Have you ever been involved in an OSS vendor selection process – or for that matter, any software selection that involves selecting between multiple vendors? If you haven’t, if done correctly the process ranges between 4-8 weeks and should start with the buyer (carrier) creating an RFP that contains important categories that the vendors must address. For example, the carrier will usually include detailed system requirements, product architecture requirements (e.g. scalability), detailed use cases / scenarios that the software vendor must demonstrate they can support with their product, etc., etc. The vendors are typically given 4 weeks or so to respond.
When RFP responses are returned, the carrier then begins the meticulous process of reviewing each of the vendor’s responses. Typically, a weighted scoring system is defined and then used to grade the vendor’s response for each category; for example:
- Vendor’s product architecture / SDK
- Vendor’s out-of-box functionality
- Vendor’s configuration and customization capabilities
- Vendor’s support for custom use cases
- Vendor’s integration capabilities
- # of customers using the product in production
After several meetings, conference calls, product demonstrations, etc. the decision usually becomes clearer…and when you think you’ve selected the right product...pat yourself on the back...just one more hurdle to get through. What you need to know is this…your work is only 50% complete once you’ve selected the product best suits your organization. The other 50%....who’s going to implement it?!
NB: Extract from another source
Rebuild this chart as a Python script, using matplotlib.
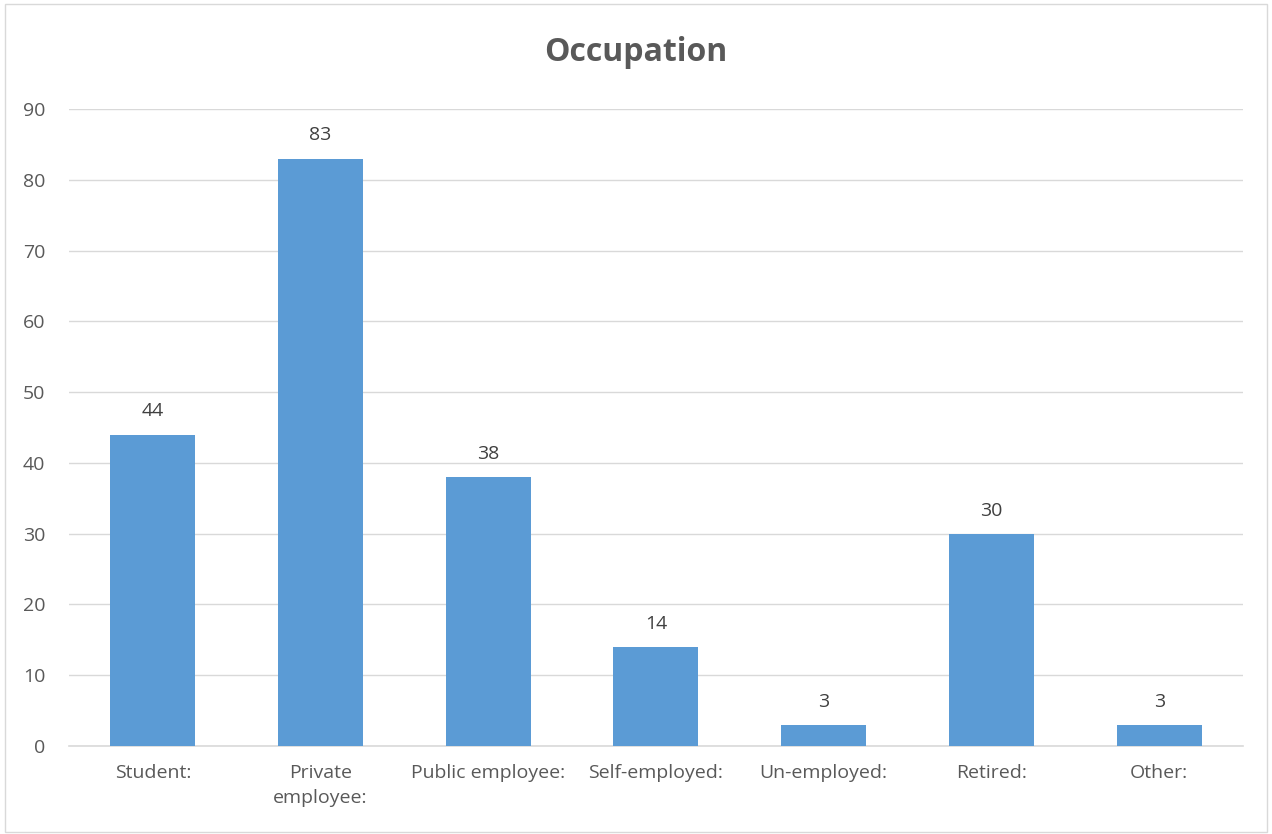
import matplotlib.pyplot as plt
import numpy as np

categories = ["Student:", "Private\nemployee:", "Public employee:", "Self-employed:",
              "Un-employed:", "Retired:", "Other:"]
counts = [44, 83, 38, 14, 3, 30, 3]

plt.rcParams['font.family'] = ['Open Sans', 'DejaVu Sans']
txt = "#595959"

fig = plt.figure(figsize=(12.72, 8.34), dpi=100)
# light outer border like the chart frame
fig.patches.append(plt.Rectangle((0.004, 0.002), 0.992, 0.993, transform=fig.transFigure,
                                 fill=False, edgecolor="#d9d9d9", linewidth=1))
ax = fig.add_axes([0.0542, 0.1055, 0.923, 0.7638])

x = np.arange(len(categories))
bars = ax.bar(x, counts, width=0.507, color="#5B9BD5", zorder=3)
for b, v in zip(bars, counts):
    ax.text(b.get_x() + b.get_width() / 2, v + 2.0, str(v), ha="center", va="bottom",
            fontsize=14, color="#404040")

ax.set_xlim(-0.5, len(categories) - 0.5)
ax.set_ylim(0, 90)
ax.set_yticks(range(0, 91, 10))
ax.yaxis.grid(True, color="#d9d9d9", linewidth=1, zorder=0)
ax.set_xticks(x)
ax.set_xticklabels(categories, linespacing=1.5)
ax.tick_params(axis="both", length=0, labelsize=14, labelcolor=txt)
ax.tick_params(axis="x", pad=13)
ax.tick_params(axis="y", pad=17)
for s in ["top", "right", "left"]:
    ax.spines[s].set_visible(False)
ax.spines["bottom"].set_color("#d9d9d9")
ax.spines["bottom"].set_linewidth(1.2)

fig.text(0.5, 0.937, "Occupation", ha="center", va="center", fontsize=23,
         fontweight="bold", color=txt)

fig.savefig("out.png", dpi=100)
I stand by what I just said; you need to put an equal amount of importance on selecting what company (Systems Integrator) will implement the solution. Do not for a second assume the owner of the software product is by default responsible for the delivery. I can go on for days about why that is a bad assumption. It’s becoming common for telecommunication carriers to purchase a software product from one company only to utilize a different company for the implementation. Do your homework on who are the best companies who can deliver the solution for you.
Gone are the days within the telecommunications industry where a carrier purchased a software product from a ‘software provider’ – and then selected a systems integrator to implement it. Nowadays, thanks to Mergers & Acquisitions (M&A’s) large companies who have experience in, for example, BSS are purchasing software companies in the OSS market in order to dominate and monopolize the market. M&A’s always result in change – and in some cases it’s for the worse. Key expert resources leave the company, methodologies change, priorities change, new culture is adopted, etc.
I feel like I can go on and on with this blog, but I’ll leave you with the following suggestions if you find yourself in a position of selecting a software vendor:
1. Do your research on the technical product itself….making sure it will support your business for the long-term.
2. If you select a product that is owned by a major global SI, make sure to contact multiple existing customers – call them and ask specific questions about strengths and weaknesses, capabilities to deliver, issues, etc. If they do not provide this info…proceed cautiously.
3. Look into smaller / boutique consulting companies…while they may be small, they usually are very capable, cheaper and very flexible
a. If you select a smaller vendor…verify you are covered legally within the terms and conditions of software owner…they typically tie-down the carrier with ridiculous terms and conditions.
b. Remember, flexibility in your delivery is always a good thing.
4. Remember, you’re the client and paying for this….don’t take any BS.